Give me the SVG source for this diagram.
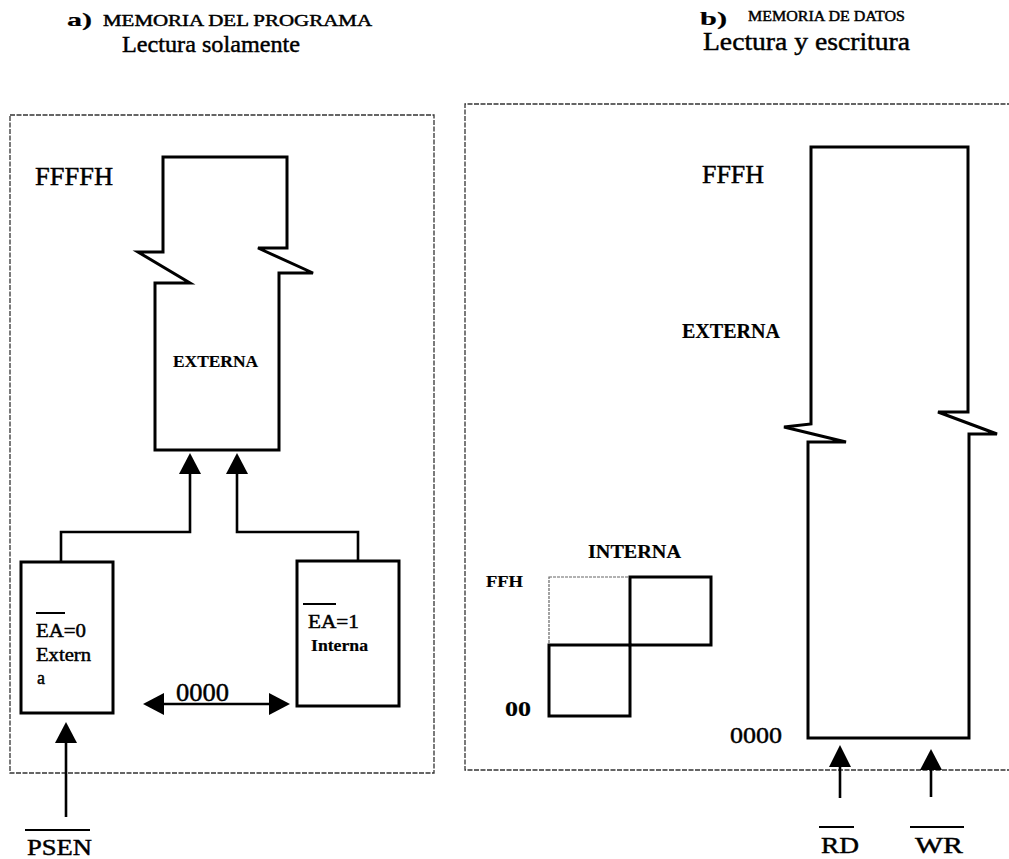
<svg xmlns="http://www.w3.org/2000/svg" width="1009" height="859" viewBox="0 0 1009 859">
<style>
text{font-family:"Liberation Serif","Times New Roman",serif;fill:#000;stroke:#000;stroke-width:0.45}
.b{font-weight:bold;stroke-width:0.2}
.panel{fill:none;stroke:#333;stroke-width:1.3;stroke-dasharray:5 1.5}
.thick{fill:none;stroke:#000;stroke-width:3;stroke-linejoin:miter}
.wire{fill:none;stroke:#000;stroke-width:2.6}
.ov{stroke:#000;stroke-width:2}
.head{fill:#000;stroke:none}
</style>
<rect width="1009" height="859" fill="#fff"/>

<!-- titles -->
<g id="title-a">
<text x="67" y="26" class="b" font-size="19" textLength="25" lengthAdjust="spacingAndGlyphs">a)</text>
<text x="103" y="26" font-size="16" textLength="269" lengthAdjust="spacingAndGlyphs">MEMORIA DEL PROGRAMA</text>
<text x="122" y="52" font-size="24" textLength="178" lengthAdjust="spacingAndGlyphs">Lectura solamente</text>
</g>
<g id="title-b">
<text x="700" y="25" class="b" font-size="18" textLength="27" lengthAdjust="spacingAndGlyphs">b)</text>
<text x="748" y="21" font-size="15" textLength="157" lengthAdjust="spacingAndGlyphs">MEMORIA DE DATOS</text>
<text x="703" y="50" font-size="25" textLength="207" lengthAdjust="spacingAndGlyphs">Lectura y escritura</text>
</g>

<!-- panel a -->
<g id="panel-a">
<rect x="10" y="115" width="424" height="658" class="panel"/>
<text x="35" y="185" font-size="26" textLength="78" lengthAdjust="spacingAndGlyphs">FFFFH</text>
</g>

<g id="prog-externa">
<path class="thick" d="M163,157 H287 V248 H258 L313,273 H279 V450 H155 V283 H190 L138,252 H163 Z"/>
<text x="173" y="367" class="b" font-size="17" textLength="85" lengthAdjust="spacingAndGlyphs">EXTERNA</text>
</g>

<g id="ea0">
<rect x="21" y="562" width="92" height="151" class="thick"/>
<line x1="36" y1="613" x2="65" y2="613" class="ov"/>
<text x="36" y="637" font-size="18" textLength="50" lengthAdjust="spacingAndGlyphs">EA=0</text>
<text x="36" y="661" font-size="18" textLength="55" lengthAdjust="spacingAndGlyphs">Extern</text>
<text x="37" y="684" font-size="18">a</text>
</g>

<g id="ea1">
<rect x="297" y="561" width="102" height="145" class="thick"/>
<line x1="303" y1="604" x2="336" y2="604" class="ov"/>
<text x="308" y="628" font-size="18" textLength="51" lengthAdjust="spacingAndGlyphs">EA=1</text>
<text x="311" y="651" class="b" font-size="16" textLength="57" lengthAdjust="spacingAndGlyphs">Interna</text>
</g>

<g id="addr-0000-a">
<text x="176" y="701" font-size="25" textLength="53" lengthAdjust="spacingAndGlyphs">0000</text>
</g>

<g id="psen">
<line x1="25" y1="830" x2="90" y2="830" class="ov"/>
<text x="27" y="855" font-size="23" textLength="65" lengthAdjust="spacingAndGlyphs">PSEN</text>
</g>

<!-- panel b -->
<g id="panel-b">
<path class="panel" d="M1012,104 H465 V770 H1012"/>
<text x="702" y="183" font-size="25" textLength="62" lengthAdjust="spacingAndGlyphs">FFFH</text>
<text x="682" y="338" class="b" font-size="20" textLength="98" lengthAdjust="spacingAndGlyphs">EXTERNA</text>
</g>

<g id="data-externa">
<path class="thick" d="M811,147 H968 V412 H938 L997,434 H969 V738 H808 V442 H846 L784,427 L811,424 Z"/>
<text x="730" y="743" font-size="24" textLength="52" lengthAdjust="spacingAndGlyphs">0000</text>
</g>

<g id="data-interna">
<text x="588" y="558" class="b" font-size="19" textLength="93" lengthAdjust="spacingAndGlyphs">INTERNA</text>
<text x="486" y="587" class="b" font-size="16" textLength="37" lengthAdjust="spacingAndGlyphs">FFH</text>
<text x="505" y="716" class="b" font-size="22" textLength="26" lengthAdjust="spacingAndGlyphs">00</text>
<rect x="549" y="577" width="81" height="68" fill="none" stroke="#666" stroke-width="1.2" stroke-dasharray="3 1"/>
<rect x="630" y="577" width="81" height="68" class="thick"/>
<rect x="549" y="645" width="81" height="71" class="thick"/>
</g>

<g id="rd">
<line x1="819" y1="827" x2="854" y2="827" class="ov"/>
<text x="821" y="853" font-size="24" textLength="38" lengthAdjust="spacingAndGlyphs">RD</text>
</g>
<g id="wr">
<line x1="910" y1="827" x2="964" y2="827" class="ov"/>
<text x="915" y="853" font-size="24" textLength="48" lengthAdjust="spacingAndGlyphs">WR</text>
</g>

<!-- connectors -->
<g id="connectors">
<path class="wire" d="M61,562 V532 H190 V470"/>
<polygon class="head" points="190,453 179,474 201,474"/>
<path class="wire" d="M358,561 V532 H237 V470"/>
<polygon class="head" points="237,453 226,474 248,474"/>
<line class="wire" x1="160" y1="704" x2="273" y2="704"/>
<polygon class="head" points="143,704 164,693 164,715"/>
<polygon class="head" points="290,704 269,693 269,715"/>
<line class="wire" x1="66" y1="739" x2="66" y2="817"/>
<polygon class="head" points="66,722 55,743 77,743"/>
<line class="wire" x1="840" y1="764" x2="840" y2="798"/>
<polygon class="head" points="840,745 829,767 851,767"/>
<line class="wire" x1="931" y1="767" x2="931" y2="797"/>
<polygon class="head" points="931,749 920,770 942,770"/>
</g>
</svg>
■ ■ ■ ■
[Work instructions]: Print the listing above in full, exactly as written. Omit any pictures.

[Final result]:
Give me the SVG source for this diagram.
<svg xmlns="http://www.w3.org/2000/svg" width="1009" height="859" viewBox="0 0 1009 859">
<style>
text{font-family:"Liberation Serif","Times New Roman",serif;fill:#000;stroke:#000;stroke-width:0.45}
.b{font-weight:bold;stroke-width:0.2}
.panel{fill:none;stroke:#333;stroke-width:1.3;stroke-dasharray:5 1.5}
.thick{fill:none;stroke:#000;stroke-width:3;stroke-linejoin:miter}
.wire{fill:none;stroke:#000;stroke-width:2.6}
.ov{stroke:#000;stroke-width:2}
.head{fill:#000;stroke:none}
</style>
<rect width="1009" height="859" fill="#fff"/>

<!-- titles -->
<g id="title-a">
<text x="67" y="26" class="b" font-size="19" textLength="25" lengthAdjust="spacingAndGlyphs">a)</text>
<text x="103" y="26" font-size="16" textLength="269" lengthAdjust="spacingAndGlyphs">MEMORIA DEL PROGRAMA</text>
<text x="122" y="52" font-size="24" textLength="178" lengthAdjust="spacingAndGlyphs">Lectura solamente</text>
</g>
<g id="title-b">
<text x="700" y="25" class="b" font-size="18" textLength="27" lengthAdjust="spacingAndGlyphs">b)</text>
<text x="748" y="21" font-size="15" textLength="157" lengthAdjust="spacingAndGlyphs">MEMORIA DE DATOS</text>
<text x="703" y="50" font-size="25" textLength="207" lengthAdjust="spacingAndGlyphs">Lectura y escritura</text>
</g>

<!-- panel a -->
<g id="panel-a">
<rect x="10" y="115" width="424" height="658" class="panel"/>
<text x="35" y="185" font-size="26" textLength="78" lengthAdjust="spacingAndGlyphs">FFFFH</text>
</g>

<g id="prog-externa">
<path class="thick" d="M163,157 H287 V248 H258 L313,273 H279 V450 H155 V283 H190 L138,252 H163 Z"/>
<text x="173" y="367" class="b" font-size="17" textLength="85" lengthAdjust="spacingAndGlyphs">EXTERNA</text>
</g>

<g id="ea0">
<rect x="21" y="562" width="92" height="151" class="thick"/>
<line x1="36" y1="613" x2="65" y2="613" class="ov"/>
<text x="36" y="637" font-size="18" textLength="50" lengthAdjust="spacingAndGlyphs">EA=0</text>
<text x="36" y="661" font-size="18" textLength="55" lengthAdjust="spacingAndGlyphs">Extern</text>
<text x="37" y="684" font-size="18">a</text>
</g>

<g id="ea1">
<rect x="297" y="561" width="102" height="145" class="thick"/>
<line x1="303" y1="604" x2="336" y2="604" class="ov"/>
<text x="308" y="628" font-size="18" textLength="51" lengthAdjust="spacingAndGlyphs">EA=1</text>
<text x="311" y="651" class="b" font-size="16" textLength="57" lengthAdjust="spacingAndGlyphs">Interna</text>
</g>

<g id="addr-0000-a">
<text x="176" y="701" font-size="25" textLength="53" lengthAdjust="spacingAndGlyphs">0000</text>
</g>

<g id="psen">
<line x1="25" y1="830" x2="90" y2="830" class="ov"/>
<text x="27" y="855" font-size="23" textLength="65" lengthAdjust="spacingAndGlyphs">PSEN</text>
</g>

<!-- panel b -->
<g id="panel-b">
<path class="panel" d="M1012,104 H465 V770 H1012"/>
<text x="702" y="183" font-size="25" textLength="62" lengthAdjust="spacingAndGlyphs">FFFH</text>
<text x="682" y="338" class="b" font-size="20" textLength="98" lengthAdjust="spacingAndGlyphs">EXTERNA</text>
</g>

<g id="data-externa">
<path class="thick" d="M811,147 H968 V412 H938 L997,434 H969 V738 H808 V442 H846 L784,427 L811,424 Z"/>
<text x="730" y="743" font-size="24" textLength="52" lengthAdjust="spacingAndGlyphs">0000</text>
</g>

<g id="data-interna">
<text x="588" y="558" class="b" font-size="19" textLength="93" lengthAdjust="spacingAndGlyphs">INTERNA</text>
<text x="486" y="587" class="b" font-size="16" textLength="37" lengthAdjust="spacingAndGlyphs">FFH</text>
<text x="505" y="716" class="b" font-size="22" textLength="26" lengthAdjust="spacingAndGlyphs">00</text>
<rect x="549" y="577" width="81" height="68" fill="none" stroke="#666" stroke-width="1.2" stroke-dasharray="3 1"/>
<rect x="630" y="577" width="81" height="68" class="thick"/>
<rect x="549" y="645" width="81" height="71" class="thick"/>
</g>

<g id="rd">
<line x1="819" y1="827" x2="854" y2="827" class="ov"/>
<text x="821" y="853" font-size="24" textLength="38" lengthAdjust="spacingAndGlyphs">RD</text>
</g>
<g id="wr">
<line x1="910" y1="827" x2="964" y2="827" class="ov"/>
<text x="915" y="853" font-size="24" textLength="48" lengthAdjust="spacingAndGlyphs">WR</text>
</g>

<!-- connectors -->
<g id="connectors">
<path class="wire" d="M61,562 V532 H190 V470"/>
<polygon class="head" points="190,453 179,474 201,474"/>
<path class="wire" d="M358,561 V532 H237 V470"/>
<polygon class="head" points="237,453 226,474 248,474"/>
<line class="wire" x1="160" y1="704" x2="273" y2="704"/>
<polygon class="head" points="143,704 164,693 164,715"/>
<polygon class="head" points="290,704 269,693 269,715"/>
<line class="wire" x1="66" y1="739" x2="66" y2="817"/>
<polygon class="head" points="66,722 55,743 77,743"/>
<line class="wire" x1="840" y1="764" x2="840" y2="798"/>
<polygon class="head" points="840,745 829,767 851,767"/>
<line class="wire" x1="931" y1="767" x2="931" y2="797"/>
<polygon class="head" points="931,749 920,770 942,770"/>
</g>
</svg>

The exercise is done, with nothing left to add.